▶ **Dataset entries**:

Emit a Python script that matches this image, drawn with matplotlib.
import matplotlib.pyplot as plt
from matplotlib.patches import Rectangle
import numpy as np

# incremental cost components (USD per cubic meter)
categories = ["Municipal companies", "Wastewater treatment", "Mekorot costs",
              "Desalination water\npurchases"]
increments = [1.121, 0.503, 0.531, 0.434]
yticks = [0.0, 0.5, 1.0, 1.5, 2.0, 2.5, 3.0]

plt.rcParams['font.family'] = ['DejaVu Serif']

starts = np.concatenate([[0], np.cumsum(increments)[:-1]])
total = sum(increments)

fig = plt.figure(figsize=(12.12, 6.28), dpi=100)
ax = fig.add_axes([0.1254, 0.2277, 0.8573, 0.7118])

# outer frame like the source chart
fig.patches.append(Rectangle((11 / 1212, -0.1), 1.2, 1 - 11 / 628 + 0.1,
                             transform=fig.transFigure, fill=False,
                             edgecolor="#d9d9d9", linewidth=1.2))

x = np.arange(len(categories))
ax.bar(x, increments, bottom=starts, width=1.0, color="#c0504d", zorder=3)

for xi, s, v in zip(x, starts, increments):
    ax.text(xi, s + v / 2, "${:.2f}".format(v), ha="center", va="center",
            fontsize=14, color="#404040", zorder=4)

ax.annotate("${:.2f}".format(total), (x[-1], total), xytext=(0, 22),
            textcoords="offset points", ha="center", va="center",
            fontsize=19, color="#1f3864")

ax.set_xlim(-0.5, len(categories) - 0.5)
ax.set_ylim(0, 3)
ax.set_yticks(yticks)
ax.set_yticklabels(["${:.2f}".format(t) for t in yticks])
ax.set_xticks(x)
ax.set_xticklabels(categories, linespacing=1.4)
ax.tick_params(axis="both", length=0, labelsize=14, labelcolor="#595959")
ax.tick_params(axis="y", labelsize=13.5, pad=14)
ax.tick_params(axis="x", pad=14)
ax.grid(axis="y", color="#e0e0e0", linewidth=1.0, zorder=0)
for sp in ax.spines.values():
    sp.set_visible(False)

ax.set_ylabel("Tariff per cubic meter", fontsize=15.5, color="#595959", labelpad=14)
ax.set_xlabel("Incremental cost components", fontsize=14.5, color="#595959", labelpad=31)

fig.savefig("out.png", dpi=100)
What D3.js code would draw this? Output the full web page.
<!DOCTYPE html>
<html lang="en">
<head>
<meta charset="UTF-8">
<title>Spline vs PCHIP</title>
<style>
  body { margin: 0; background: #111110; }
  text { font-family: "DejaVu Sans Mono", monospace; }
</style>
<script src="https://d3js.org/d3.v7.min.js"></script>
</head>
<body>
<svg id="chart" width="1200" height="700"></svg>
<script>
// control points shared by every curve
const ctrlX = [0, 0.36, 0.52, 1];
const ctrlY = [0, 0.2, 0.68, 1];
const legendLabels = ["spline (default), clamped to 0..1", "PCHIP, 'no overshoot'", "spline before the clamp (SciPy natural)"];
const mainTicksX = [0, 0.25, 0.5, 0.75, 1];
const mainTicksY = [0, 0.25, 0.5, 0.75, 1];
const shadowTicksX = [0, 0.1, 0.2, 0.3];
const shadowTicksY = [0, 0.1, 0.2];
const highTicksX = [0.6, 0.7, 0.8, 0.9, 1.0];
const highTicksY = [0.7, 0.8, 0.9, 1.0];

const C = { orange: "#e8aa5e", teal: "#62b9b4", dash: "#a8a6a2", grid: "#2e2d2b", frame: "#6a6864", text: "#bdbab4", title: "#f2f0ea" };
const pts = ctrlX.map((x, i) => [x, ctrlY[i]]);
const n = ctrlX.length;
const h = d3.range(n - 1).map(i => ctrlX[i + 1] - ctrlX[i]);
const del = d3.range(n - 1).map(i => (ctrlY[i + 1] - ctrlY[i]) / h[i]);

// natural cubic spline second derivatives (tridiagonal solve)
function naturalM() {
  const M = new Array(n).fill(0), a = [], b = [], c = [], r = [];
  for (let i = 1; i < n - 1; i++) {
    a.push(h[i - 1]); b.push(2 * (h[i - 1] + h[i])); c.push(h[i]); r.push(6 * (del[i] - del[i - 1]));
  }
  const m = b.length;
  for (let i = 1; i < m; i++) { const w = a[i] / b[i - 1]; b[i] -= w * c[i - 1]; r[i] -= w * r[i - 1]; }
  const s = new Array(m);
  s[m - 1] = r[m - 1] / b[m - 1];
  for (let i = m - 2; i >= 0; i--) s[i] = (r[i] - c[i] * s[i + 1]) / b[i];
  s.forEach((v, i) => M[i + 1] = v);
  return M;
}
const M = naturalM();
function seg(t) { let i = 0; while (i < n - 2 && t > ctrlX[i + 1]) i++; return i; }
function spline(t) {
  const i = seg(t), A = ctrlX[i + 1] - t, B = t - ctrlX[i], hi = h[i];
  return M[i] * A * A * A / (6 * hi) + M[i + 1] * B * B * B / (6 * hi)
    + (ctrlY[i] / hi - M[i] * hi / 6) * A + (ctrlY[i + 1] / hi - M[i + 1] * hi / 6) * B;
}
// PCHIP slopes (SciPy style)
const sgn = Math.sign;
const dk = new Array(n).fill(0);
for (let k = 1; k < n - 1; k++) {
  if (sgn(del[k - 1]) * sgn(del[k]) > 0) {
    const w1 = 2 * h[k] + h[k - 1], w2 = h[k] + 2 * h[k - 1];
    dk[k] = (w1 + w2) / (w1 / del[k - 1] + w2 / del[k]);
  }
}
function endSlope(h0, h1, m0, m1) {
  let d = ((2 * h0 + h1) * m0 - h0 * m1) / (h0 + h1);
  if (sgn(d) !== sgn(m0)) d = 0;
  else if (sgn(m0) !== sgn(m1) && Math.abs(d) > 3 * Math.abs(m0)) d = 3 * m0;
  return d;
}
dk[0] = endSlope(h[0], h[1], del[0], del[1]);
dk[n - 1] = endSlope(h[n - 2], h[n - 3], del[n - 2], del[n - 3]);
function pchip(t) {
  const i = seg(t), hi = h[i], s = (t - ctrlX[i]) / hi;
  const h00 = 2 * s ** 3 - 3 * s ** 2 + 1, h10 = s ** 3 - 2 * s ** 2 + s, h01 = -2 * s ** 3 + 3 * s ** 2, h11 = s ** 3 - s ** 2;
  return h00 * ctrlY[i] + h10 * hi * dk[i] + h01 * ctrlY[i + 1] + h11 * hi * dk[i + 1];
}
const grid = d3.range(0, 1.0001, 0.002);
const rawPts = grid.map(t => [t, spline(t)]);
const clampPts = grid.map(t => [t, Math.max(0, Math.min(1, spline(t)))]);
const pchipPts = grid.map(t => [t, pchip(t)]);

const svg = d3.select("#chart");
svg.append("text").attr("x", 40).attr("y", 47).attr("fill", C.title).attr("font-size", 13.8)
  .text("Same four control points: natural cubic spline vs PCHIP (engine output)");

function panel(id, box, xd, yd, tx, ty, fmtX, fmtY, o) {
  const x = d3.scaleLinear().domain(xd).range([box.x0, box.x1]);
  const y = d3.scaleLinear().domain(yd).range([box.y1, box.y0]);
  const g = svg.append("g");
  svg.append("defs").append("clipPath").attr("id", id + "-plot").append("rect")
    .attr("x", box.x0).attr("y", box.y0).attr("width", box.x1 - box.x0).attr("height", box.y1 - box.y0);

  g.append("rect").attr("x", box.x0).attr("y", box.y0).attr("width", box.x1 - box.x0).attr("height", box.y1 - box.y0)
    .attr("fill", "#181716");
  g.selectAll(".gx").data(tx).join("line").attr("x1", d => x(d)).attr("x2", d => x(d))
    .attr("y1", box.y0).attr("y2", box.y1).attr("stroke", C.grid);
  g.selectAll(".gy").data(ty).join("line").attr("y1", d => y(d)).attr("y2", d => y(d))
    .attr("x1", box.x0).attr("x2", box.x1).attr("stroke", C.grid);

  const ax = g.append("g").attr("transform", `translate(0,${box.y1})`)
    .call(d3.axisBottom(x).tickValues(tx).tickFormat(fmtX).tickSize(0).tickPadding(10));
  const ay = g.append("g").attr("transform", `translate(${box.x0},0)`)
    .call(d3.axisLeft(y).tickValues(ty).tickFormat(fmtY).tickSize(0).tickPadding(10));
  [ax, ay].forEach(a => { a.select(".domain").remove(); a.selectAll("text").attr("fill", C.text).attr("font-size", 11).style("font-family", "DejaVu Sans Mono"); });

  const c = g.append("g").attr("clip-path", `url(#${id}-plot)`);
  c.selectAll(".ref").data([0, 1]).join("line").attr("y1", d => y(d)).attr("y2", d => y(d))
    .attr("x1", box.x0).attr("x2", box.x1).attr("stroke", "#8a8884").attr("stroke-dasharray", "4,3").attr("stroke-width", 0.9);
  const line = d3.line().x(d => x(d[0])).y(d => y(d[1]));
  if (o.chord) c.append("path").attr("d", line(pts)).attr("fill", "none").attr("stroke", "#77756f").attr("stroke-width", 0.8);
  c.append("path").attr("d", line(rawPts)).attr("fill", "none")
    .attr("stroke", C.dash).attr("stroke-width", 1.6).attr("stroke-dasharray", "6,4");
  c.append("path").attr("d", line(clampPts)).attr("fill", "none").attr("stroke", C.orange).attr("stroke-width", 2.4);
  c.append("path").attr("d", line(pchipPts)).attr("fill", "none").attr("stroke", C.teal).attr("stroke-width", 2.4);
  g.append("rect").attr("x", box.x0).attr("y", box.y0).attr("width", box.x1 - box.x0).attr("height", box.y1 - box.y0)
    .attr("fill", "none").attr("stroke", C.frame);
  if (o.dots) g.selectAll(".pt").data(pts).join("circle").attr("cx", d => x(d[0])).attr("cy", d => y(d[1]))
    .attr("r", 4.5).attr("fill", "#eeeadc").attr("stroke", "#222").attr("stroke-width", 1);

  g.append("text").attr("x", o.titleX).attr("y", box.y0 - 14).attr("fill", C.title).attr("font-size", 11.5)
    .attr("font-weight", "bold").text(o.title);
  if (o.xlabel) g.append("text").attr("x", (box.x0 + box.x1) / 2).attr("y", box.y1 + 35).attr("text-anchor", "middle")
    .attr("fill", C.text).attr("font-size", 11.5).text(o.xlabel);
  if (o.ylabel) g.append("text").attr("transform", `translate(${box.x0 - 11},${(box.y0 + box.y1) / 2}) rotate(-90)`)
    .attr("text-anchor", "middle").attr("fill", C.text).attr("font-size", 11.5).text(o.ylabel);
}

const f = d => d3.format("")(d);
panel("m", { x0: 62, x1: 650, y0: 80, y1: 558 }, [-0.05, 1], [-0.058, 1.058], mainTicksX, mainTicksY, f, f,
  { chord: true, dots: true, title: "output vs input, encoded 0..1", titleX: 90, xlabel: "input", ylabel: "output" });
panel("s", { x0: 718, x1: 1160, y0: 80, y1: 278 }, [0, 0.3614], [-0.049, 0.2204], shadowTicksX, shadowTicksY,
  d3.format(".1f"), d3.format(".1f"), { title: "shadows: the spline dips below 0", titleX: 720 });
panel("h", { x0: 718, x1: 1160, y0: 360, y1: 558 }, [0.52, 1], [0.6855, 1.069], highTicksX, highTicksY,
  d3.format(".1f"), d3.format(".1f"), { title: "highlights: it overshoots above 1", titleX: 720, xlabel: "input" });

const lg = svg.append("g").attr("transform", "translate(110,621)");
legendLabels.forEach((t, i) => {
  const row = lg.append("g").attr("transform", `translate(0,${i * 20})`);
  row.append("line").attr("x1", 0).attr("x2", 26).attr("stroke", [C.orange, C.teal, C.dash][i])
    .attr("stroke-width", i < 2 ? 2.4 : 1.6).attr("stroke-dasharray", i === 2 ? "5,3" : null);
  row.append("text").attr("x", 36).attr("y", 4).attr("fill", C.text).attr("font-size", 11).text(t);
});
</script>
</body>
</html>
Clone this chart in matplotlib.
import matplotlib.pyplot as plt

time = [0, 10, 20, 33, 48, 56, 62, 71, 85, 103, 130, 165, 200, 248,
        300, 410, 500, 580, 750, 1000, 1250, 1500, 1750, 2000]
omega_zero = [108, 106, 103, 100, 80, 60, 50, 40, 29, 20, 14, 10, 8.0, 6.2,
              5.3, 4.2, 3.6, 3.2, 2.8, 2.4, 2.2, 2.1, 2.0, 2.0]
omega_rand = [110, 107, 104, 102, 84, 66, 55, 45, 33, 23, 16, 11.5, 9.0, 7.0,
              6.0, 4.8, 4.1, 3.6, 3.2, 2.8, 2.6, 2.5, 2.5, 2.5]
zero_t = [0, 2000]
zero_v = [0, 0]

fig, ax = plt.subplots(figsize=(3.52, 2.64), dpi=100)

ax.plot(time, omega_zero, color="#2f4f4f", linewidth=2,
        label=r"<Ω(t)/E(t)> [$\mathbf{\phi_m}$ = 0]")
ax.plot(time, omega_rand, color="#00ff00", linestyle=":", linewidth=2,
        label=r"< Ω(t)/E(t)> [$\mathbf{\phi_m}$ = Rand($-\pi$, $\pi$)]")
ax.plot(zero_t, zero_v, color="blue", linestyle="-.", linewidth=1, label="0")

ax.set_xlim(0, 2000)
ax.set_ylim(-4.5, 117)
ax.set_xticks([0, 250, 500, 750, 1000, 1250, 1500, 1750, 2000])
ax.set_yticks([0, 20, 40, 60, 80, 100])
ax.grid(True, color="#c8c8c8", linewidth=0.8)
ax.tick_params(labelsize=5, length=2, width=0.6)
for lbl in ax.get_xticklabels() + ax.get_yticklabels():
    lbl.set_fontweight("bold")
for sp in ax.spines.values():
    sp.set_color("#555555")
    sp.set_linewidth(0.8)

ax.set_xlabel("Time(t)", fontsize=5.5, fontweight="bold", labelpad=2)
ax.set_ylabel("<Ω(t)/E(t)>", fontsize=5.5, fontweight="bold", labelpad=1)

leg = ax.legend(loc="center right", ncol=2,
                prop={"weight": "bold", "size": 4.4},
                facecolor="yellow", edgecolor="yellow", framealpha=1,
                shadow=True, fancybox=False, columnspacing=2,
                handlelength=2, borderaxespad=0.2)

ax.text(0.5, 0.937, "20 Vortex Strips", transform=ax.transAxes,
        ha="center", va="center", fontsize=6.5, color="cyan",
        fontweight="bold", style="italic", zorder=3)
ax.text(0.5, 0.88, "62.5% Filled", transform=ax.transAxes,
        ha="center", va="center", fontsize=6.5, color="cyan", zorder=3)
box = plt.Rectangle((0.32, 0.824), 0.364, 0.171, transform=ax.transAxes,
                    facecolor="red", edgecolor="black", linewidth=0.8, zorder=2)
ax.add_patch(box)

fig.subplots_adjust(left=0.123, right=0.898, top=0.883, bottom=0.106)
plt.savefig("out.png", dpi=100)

▶ **Task directions**: Only the lines from the opening of the material through the line with "import numpy as np" should be echoed, exactly as written.

▶ **Output for this task**:
Emit a Python script that matches this image, drawn with matplotlib.
import matplotlib.pyplot as plt
from matplotlib.patches import Rectangle
import numpy as np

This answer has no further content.